DENVER – After months of warnings from the FBI and other internet companies, an estimated 200,000 people across the globe could lose internet access thanks to a malware virus.
The infection, known as the DNS Changer, is the result of a group of hackers that manipulated infected computers to connect to servers that could collect personal information like passwords and be controlled remotely.
“Users of infected machines were unaware that their computers had been compromised—or that the malicious software rendered their machines vulnerable to a host of other viruses.” said a news release from the FBI shortly after the hackers were first arrested in November of 2011.
To check to see if your computer’s been infected click here.
Since the hackers were first discovered in November, the FBI has kept some servers running in which infected computers could still connect to in order to gain internet access.

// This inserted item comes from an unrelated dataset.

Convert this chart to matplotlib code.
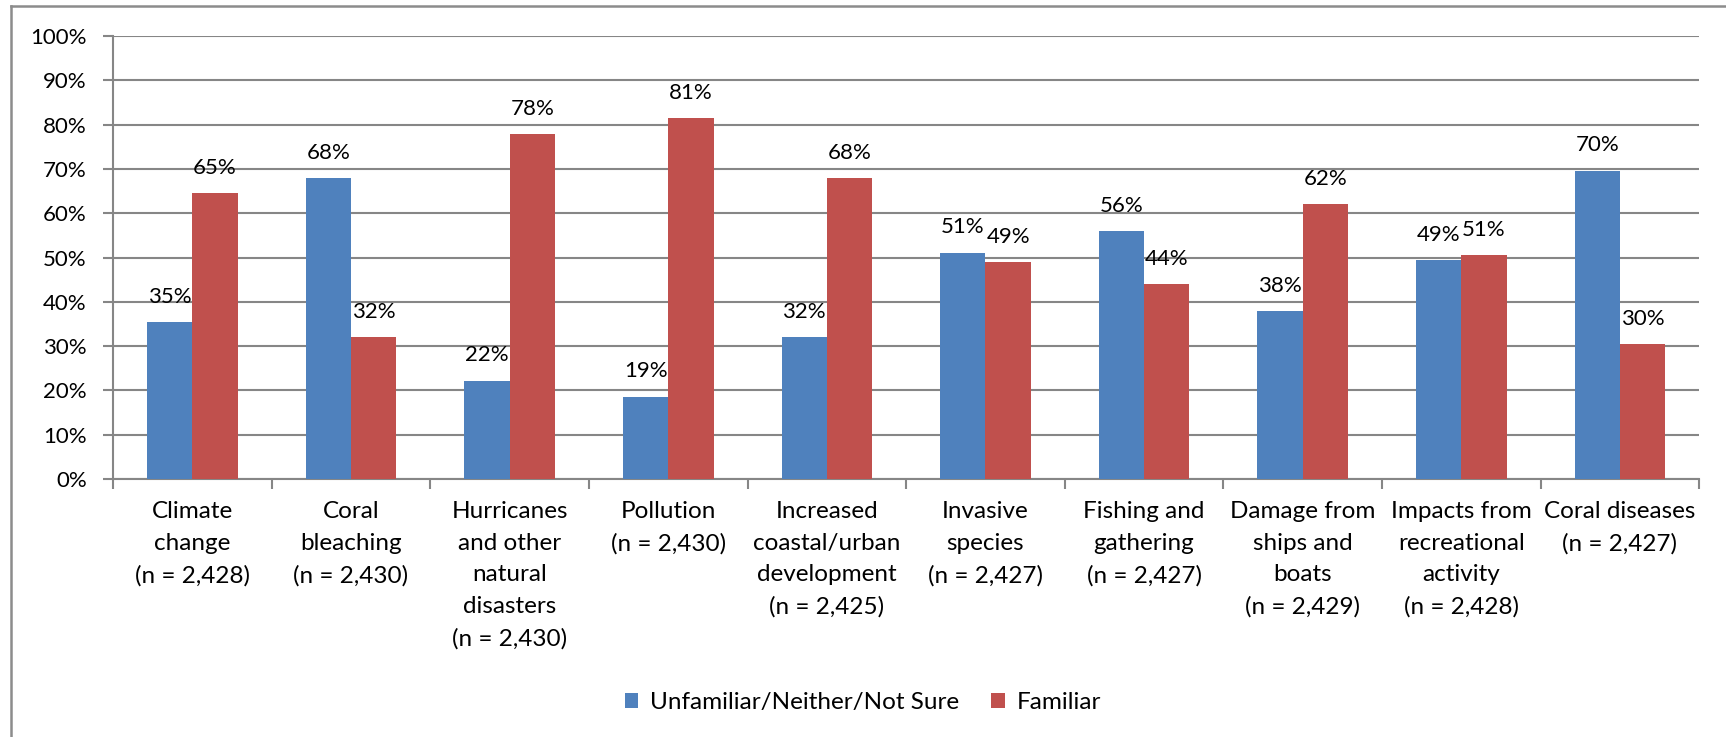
import numpy as np
import matplotlib
matplotlib.use('Agg')
from matplotlib import pyplot as plt
from matplotlib.lines import Line2D

plt.rcParams['font.family'] = ['Lato', 'DejaVu Sans']

categories = ['Climate\nchange\n(n = 2,428)',
              'Coral\nbleaching\n(n = 2,430)',
              'Hurricanes\nand other\nnatural\ndisasters\n(n = 2,430)',
              'Pollution\n(n = 2,430)',
              'Increased\ncoastal/urban\ndevelopment\n(n = 2,425)',
              'Invasive\nspecies\n(n = 2,427)',
              'Fishing and\ngathering\n(n = 2,427)',
              'Damage from\nships and\nboats\n(n = 2,429)',
              'Impacts from\nrecreational\nactivity\n(n = 2,428)',
              'Coral diseases\n(n = 2,427)']
unfamiliar = [35.4, 67.9, 22.2, 18.6, 32.1, 51.1, 56.0, 37.9, 49.4, 69.6]
familiar = [64.6, 32.1, 77.8, 81.4, 67.9, 48.9, 44.0, 62.1, 50.6, 30.4]
series_names = ['Unfamiliar/Neither/Not Sure', 'Familiar']
yticks = [0, 10, 20, 30, 40, 50, 60, 70, 80, 90, 100]

blue = '#4F81BD'
red = '#C0504D'
gray = '#868686'
fs = 16
fs_txt = 17.5

fig = plt.figure(figsize=(17.26, 7.37), dpi=100)
ax = fig.add_axes([0.0655, 0.350, 0.919, 0.601])

x = np.arange(len(categories))
w = 1 / 3.5
b1 = ax.bar(x - w / 2, unfamiliar, w, color=blue, label=series_names[0], zorder=3)
b2 = ax.bar(x + w / 2, familiar, w, color=red, label=series_names[1], zorder=3)

# value labels above each bar
for bars, vals in [(b1, unfamiliar), (b2, familiar)]:
    for r, v in zip(bars, vals):
        ax.annotate('%d%%' % round(v), (r.get_x() + r.get_width() / 2, v),
                    xytext=(0, 11), textcoords='offset points',
                    ha='center', va='bottom', fontsize=fs)

ax.set_xlim(-0.5, len(categories) - 0.5)
ax.set_ylim(0, 100)
ax.set_yticks(yticks)
ax.set_yticklabels(['%d%%' % t for t in yticks], fontsize=fs)
ax.yaxis.grid(True, color=gray, linewidth=1.5, zorder=0)

ax.set_xticks(np.arange(-0.5, len(categories)), minor=False)
ax.set_xticklabels([])
ax.set_xticks(x, minor=True)
ax.set_xticklabels(categories, minor=True, fontsize=fs_txt, linespacing=1.62,
                   va='top', ha='center')
ax.tick_params(axis='x', which='minor', length=0, pad=16)
ax.tick_params(axis='x', which='major', length=7, color=gray, width=1.5)
ax.tick_params(axis='y', length=7, color=gray, width=1.5, pad=12)

for s in ['top', 'right']:
    ax.spines[s].set_visible(False)
for s in ['left', 'bottom']:
    ax.spines[s].set_color(gray)
    ax.spines[s].set_linewidth(1.5)

fig.legend(handles=[b1, b2], loc='center', bbox_to_anchor=(0.5, 0.047), ncol=2,
           frameon=False, fontsize=fs_txt, handlelength=0.55, handleheight=0.55,
           columnspacing=1.3, handletextpad=0.5)

# chart border (top and left edges)
fig.add_artist(Line2D([11 / 1726, 1], [1 - 6 / 737, 1 - 6 / 737], color='#8c8c8c', lw=1.8))
fig.add_artist(Line2D([11 / 1726, 11 / 1726], [0, 1 - 6 / 737], color='#8c8c8c', lw=1.8))

fig.savefig('out.png', dpi=100)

Effective July 9, the FBI is expected to shut down those remaining servers, resulting in some disconnects.
“While it is going to be kind of scary and people are going to be worried if they’re going to get cut off or not, I think the outage will be small,” said Charles Tendell, a Denver based computer security expert during an interview with KDVR on Sunday.
The virus had allowed infected computers to be comprised through a system known as DNS or domain name system. That system allows computers to turn domain names like “google.com” into a computer code that allows a user’s system to understand which web server to connect to. In March, FBI officials had been expected to shutdown the DNS hacked servers but that decision was pushed back until July to allow more infected users to be cleaned up.